What grain are you steeping?

If it's crystal of some sort (caramelly dark sort of grain) it should be fairly easy to bash up. Mortar/pestle will do it, the grain is quite brittle.

If it's base malts like pilsner, Munich, Vienna or something go ahead and blitz it. As long as you aren't using tons of it as steeping grain (I'm assuming you are getting most of your fermentables from a kit or extract).
 
Thanks all

It's 300g of crystal, with a can of lme and a coopers dark tin.
My lhbs is pretty rudimentary and it's brew night tomorrow, so I'll see what I can do with the mortar and pestle.

It came from coopers in one of their kits.

As an aside, the bag that came shipped with the can split in transit and filled the box with grain, and I'm assuming left a trail of grain from the front door to the gate and into the posties wagon. Cooper replaced it for me, but I've recovered probably 200g of grain. Is it worth using this in another brew or is it likely to be too dirty? If I'm boiling it in the mash for 30 mins after steeping with a bag it should kill any nasties that are likely to be there. Is this taking cheapness too far?
 
As long as you aren't putting mud in your brew...

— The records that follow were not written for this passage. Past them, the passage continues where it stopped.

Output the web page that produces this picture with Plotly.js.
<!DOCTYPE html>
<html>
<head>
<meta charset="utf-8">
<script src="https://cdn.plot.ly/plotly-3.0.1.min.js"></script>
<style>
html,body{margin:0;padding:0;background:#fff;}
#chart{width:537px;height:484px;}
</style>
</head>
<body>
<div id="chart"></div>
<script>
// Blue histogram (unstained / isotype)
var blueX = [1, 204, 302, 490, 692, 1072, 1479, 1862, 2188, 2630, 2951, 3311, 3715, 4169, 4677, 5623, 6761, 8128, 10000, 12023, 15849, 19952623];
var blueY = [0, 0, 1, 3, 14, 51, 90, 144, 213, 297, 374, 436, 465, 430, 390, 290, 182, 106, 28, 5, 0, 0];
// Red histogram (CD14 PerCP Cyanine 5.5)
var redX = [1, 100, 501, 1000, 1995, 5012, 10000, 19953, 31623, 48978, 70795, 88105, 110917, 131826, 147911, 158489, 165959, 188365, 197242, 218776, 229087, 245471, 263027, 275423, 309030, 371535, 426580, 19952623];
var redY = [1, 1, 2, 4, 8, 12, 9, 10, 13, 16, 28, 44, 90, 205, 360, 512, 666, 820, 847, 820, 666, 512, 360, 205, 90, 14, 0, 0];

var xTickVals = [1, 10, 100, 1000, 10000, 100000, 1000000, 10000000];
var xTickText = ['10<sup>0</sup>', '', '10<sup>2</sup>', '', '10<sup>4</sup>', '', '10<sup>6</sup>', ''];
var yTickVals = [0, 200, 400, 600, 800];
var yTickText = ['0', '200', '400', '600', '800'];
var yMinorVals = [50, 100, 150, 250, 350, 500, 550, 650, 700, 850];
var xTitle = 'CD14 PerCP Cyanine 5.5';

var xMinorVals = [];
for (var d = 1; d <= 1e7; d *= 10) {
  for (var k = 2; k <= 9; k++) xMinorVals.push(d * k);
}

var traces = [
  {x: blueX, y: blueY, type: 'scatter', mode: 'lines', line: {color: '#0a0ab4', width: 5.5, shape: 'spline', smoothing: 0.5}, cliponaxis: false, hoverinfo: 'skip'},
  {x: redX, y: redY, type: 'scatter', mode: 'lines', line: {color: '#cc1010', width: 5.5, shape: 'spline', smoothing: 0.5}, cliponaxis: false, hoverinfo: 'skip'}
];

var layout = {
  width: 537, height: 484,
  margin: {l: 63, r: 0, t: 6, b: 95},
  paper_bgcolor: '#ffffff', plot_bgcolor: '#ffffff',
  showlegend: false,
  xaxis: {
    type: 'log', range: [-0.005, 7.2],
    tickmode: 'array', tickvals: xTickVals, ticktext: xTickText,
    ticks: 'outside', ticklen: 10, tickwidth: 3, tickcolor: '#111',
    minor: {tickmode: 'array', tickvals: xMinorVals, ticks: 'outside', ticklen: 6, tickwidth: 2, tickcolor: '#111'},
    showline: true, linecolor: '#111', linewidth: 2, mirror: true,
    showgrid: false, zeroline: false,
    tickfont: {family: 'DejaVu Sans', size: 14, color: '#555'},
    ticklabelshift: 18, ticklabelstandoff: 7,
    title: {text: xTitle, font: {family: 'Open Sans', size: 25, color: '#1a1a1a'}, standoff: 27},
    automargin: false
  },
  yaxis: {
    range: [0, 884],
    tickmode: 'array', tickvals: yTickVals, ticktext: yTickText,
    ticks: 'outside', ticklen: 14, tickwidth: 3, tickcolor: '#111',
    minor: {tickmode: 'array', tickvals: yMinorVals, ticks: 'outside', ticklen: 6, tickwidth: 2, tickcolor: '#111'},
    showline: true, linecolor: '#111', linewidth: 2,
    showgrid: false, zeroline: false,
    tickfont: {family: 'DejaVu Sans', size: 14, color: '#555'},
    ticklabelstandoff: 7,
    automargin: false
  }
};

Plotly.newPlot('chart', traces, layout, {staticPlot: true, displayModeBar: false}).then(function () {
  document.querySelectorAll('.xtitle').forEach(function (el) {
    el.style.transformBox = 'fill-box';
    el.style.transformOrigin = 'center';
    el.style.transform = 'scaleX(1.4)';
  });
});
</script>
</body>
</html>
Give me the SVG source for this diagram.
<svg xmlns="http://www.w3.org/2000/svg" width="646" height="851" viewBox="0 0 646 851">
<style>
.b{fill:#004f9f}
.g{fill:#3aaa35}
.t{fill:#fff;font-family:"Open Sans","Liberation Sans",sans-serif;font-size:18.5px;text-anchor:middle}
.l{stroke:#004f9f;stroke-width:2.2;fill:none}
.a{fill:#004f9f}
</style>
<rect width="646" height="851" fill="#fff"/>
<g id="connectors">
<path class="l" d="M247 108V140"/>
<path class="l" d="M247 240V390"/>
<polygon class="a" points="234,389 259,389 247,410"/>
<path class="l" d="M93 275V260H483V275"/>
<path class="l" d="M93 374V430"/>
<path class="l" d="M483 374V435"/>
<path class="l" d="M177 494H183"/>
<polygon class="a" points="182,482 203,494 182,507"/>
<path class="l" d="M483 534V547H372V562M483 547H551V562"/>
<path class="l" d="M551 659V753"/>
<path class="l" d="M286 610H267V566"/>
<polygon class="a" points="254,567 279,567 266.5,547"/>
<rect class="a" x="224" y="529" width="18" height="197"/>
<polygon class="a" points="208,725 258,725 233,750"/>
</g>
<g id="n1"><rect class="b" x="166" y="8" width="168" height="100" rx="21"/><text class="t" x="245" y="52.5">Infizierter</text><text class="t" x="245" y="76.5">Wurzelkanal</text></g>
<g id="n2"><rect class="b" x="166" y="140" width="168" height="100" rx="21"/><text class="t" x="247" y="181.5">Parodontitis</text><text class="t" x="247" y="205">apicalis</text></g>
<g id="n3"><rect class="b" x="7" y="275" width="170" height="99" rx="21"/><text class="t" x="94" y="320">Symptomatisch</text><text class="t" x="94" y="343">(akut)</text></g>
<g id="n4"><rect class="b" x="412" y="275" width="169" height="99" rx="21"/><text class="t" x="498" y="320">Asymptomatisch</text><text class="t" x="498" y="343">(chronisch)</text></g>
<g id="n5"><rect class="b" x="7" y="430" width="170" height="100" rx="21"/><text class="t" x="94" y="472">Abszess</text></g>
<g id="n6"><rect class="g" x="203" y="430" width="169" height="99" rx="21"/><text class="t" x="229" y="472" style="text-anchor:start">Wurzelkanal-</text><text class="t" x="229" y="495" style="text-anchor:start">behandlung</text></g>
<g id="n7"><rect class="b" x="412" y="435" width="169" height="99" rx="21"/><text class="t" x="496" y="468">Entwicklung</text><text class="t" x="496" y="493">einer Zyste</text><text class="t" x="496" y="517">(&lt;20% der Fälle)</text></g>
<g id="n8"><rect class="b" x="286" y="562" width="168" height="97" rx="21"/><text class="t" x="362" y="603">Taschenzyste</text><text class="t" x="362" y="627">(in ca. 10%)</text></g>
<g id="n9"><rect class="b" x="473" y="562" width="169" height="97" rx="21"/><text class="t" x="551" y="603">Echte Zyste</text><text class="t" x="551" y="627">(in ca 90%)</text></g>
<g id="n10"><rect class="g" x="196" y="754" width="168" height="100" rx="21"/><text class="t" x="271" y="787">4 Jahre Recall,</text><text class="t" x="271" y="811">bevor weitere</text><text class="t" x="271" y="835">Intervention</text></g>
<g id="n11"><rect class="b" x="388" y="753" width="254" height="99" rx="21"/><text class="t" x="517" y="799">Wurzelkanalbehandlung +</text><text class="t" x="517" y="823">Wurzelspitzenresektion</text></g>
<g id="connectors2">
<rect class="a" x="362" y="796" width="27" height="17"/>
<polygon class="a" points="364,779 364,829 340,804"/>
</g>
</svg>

btw, you don't boil a mash. In fact, you aren't 'mashing' anything. Steeping is done mainly with crystal grains because the malster has converted the starch to sugars inside the grain. So the mash is unnecessary.

I'm sounding wiser than I am, just read up more before throwing words around, understand what you're doing mate.
 
200g of crystal is probably worth less than a buck, but hey, if you have gathered it up, wash the dust off and steep away. We're all tight arses here.
 
mrsupraboy said:
To fine of a crush gives tannins.
This is a bit of a mountain out of a mole hill situation.

A finer crush will aid in the extraction of tannins however, the science (Journal of the Institute of Brewing for example) suggests that this is fairly negligible.
Sure, if you crush your malt to a fine dust then you will end up with more tannin but if you do that then you have way bigger problems to sort out before you start thinking about tannins.

Tannin extraction is almost entirely a function of temperature and pH as well as time.

As far as steeping goes, as long as you are not steeping a fine malt flour in boiling water for an extended period of time, you shouldn't have issues with tannin extraction.
 
You mentioned blending them, which is quite different from milling. In terms of using non-mills, I know that a few years ago people like NickJD here compared small coffee / spice grinders vs. processors / blenders and the feedback was that small grinders were OK but things like food processors not so much. It was to do with the blades tearing apart the grain in an uneven fashion if I remember, you don't want a pile of un-cracked grains while the other half is flour.
 
As general advice, that's fine. But there's nothing at all you can do to 300g of crystal to cause a brew-destroying extraction of tannins.

Go for your life with what whatever is easiest or closest: food processer, spice grinder, mortar and pestle, rolling pin, etc.